That the question has been asked in such a way suggests that all is not well in our little movement. There are, however, reasons to hope. The recovery and influence of the Puritan spiritual tradition and the rise of the social justice movement suggest that evangelicals are beginning to connect their doctrine with the rest of their lives in ways that previous generations had forgotten.
But if these renewal efforts are to be more than passion's fashions, we evangelicals need to cease dating (or "courting," as evangelicals prefer to say) the broader Christian tradition. We need to marry it outright.
There are signs that we might be willing to do precisely that, not least of which is the publication and widespread praise of Jim Belcher's Deep Church, which is a call for evangelicals to ground themselves within church history. Contrary to claims among some proponents of the emerging church, many among the younger generation of evangelicals are increasingly disinterested in the passing faddishness of progressive theology and are returning to a historically centered, creedally expressed Christian orthodoxy. We cannot claim to be progressive until we know not only what we are progressing toward, but what we are progressing from -- and a single generation of data is simply not enough.
But there are other green shoots.
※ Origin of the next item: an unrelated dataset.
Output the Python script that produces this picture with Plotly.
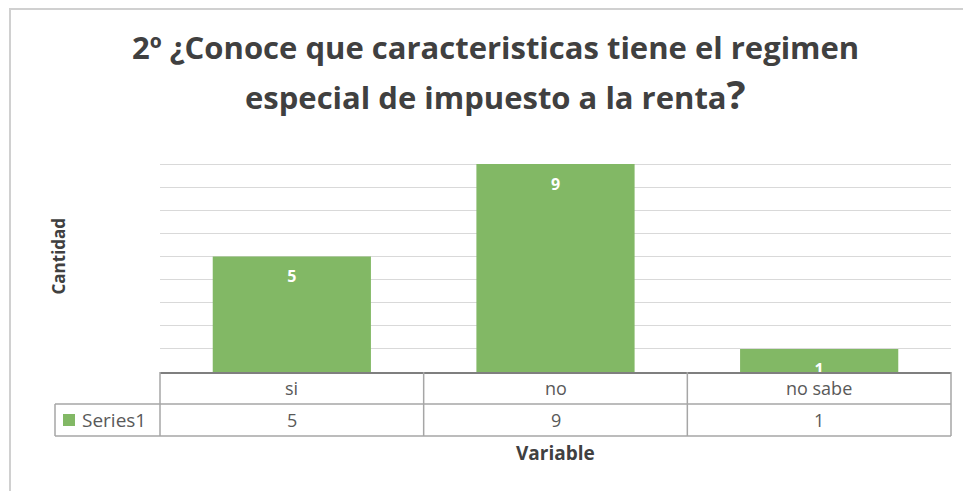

The next generation of Christian worldview teaching, like Wheatstone Academy, has begun to morph away from the didactic instruction given in textbooks and lectures toward seeing and discussing ideas through the texts, cultural artifacts, and events that have shaped history. And the ongoing popularity of authors like G. K. Chesterton and C. S. Lewis has begun to move the younger generation ad fontes toward the thinkers from whom they learned. The explosion of the classical education movement and the corresponding rise of homeschoolers are creating a new generation of evangelicals who are more aware of the particular vices of our own age because they have engaged with texts from outside of it.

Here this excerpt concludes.